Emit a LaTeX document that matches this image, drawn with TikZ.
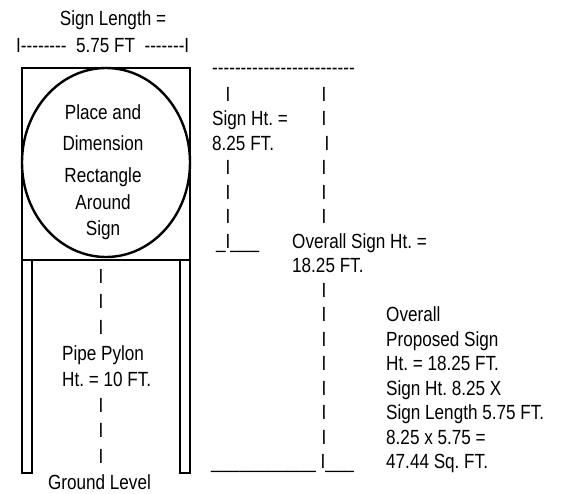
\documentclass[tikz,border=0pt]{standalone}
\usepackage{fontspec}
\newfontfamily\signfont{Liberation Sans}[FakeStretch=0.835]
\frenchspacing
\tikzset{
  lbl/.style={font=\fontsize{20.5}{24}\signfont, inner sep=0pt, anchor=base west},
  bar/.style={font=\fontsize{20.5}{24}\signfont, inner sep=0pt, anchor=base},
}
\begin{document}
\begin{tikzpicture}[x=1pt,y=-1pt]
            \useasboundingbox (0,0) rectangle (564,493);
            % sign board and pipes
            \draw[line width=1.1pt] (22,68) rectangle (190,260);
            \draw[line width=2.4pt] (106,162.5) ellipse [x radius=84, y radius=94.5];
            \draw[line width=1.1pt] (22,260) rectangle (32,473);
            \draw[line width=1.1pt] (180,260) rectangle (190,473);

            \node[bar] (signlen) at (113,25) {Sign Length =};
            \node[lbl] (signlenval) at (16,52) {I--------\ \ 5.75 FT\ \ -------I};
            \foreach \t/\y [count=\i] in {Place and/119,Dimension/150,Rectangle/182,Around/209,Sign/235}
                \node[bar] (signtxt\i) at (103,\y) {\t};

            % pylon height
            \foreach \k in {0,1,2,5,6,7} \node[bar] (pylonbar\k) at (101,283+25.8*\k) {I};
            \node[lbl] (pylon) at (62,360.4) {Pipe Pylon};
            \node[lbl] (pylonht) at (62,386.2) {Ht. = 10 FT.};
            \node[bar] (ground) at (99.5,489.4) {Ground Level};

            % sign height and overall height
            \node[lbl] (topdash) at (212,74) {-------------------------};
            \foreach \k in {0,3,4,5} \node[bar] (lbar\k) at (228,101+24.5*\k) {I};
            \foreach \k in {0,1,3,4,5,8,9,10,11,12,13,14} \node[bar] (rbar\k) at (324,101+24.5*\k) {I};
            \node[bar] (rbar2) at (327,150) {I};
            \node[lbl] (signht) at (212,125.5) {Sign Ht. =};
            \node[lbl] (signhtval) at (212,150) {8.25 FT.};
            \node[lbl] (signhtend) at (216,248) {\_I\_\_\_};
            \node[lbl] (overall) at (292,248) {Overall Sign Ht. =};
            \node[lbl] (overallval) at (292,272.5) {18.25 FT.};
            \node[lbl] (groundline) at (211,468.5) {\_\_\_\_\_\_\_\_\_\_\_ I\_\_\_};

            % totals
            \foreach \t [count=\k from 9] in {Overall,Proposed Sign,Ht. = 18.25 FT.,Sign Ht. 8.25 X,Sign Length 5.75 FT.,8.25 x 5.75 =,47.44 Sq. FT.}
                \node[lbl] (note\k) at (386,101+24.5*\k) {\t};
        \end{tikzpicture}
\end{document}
* * *
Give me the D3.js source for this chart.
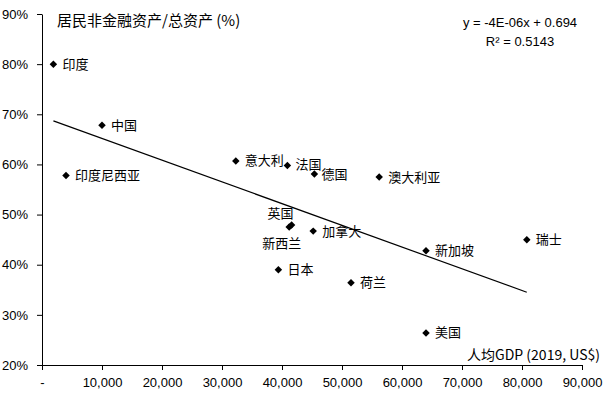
==
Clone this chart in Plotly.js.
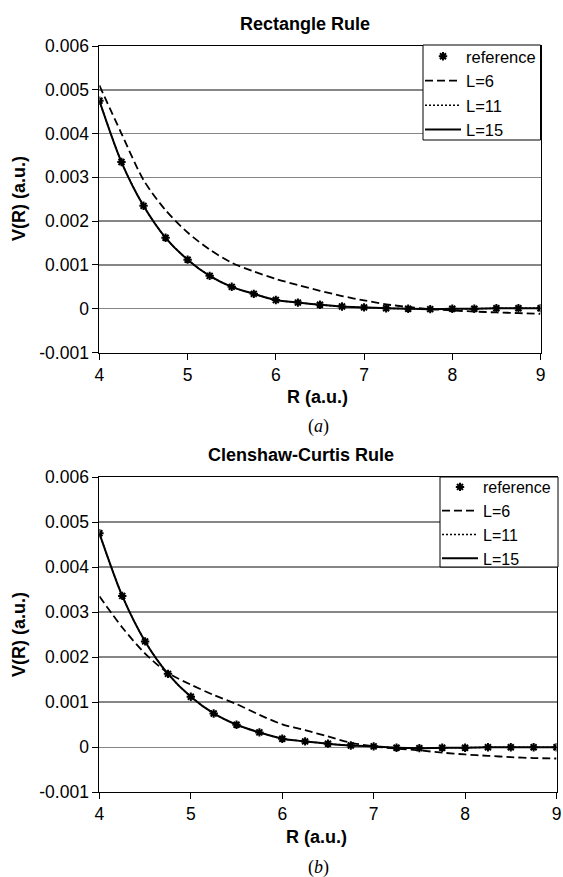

Exercise prompt: Copy out exactly the material that runs from the line with "Emit a LaTeX" to the line with "(180,260) rectangle (190,473);", ends included, and leave the pictures behind.

Written answer:
Emit a LaTeX document that matches this image, drawn with TikZ.
\documentclass[tikz,border=0pt]{standalone}
\usepackage{fontspec}
\newfontfamily\signfont{Liberation Sans}[FakeStretch=0.835]
\frenchspacing
\tikzset{
  lbl/.style={font=\fontsize{20.5}{24}\signfont, inner sep=0pt, anchor=base west},
  bar/.style={font=\fontsize{20.5}{24}\signfont, inner sep=0pt, anchor=base},
}
\begin{document}
\begin{tikzpicture}[x=1pt,y=-1pt]
            \useasboundingbox (0,0) rectangle (564,493);
            % sign board and pipes
            \draw[line width=1.1pt] (22,68) rectangle (190,260);
            \draw[line width=2.4pt] (106,162.5) ellipse [x radius=84, y radius=94.5];
            \draw[line width=1.1pt] (22,260) rectangle (32,473);
            \draw[line width=1.1pt] (180,260) rectangle (190,473);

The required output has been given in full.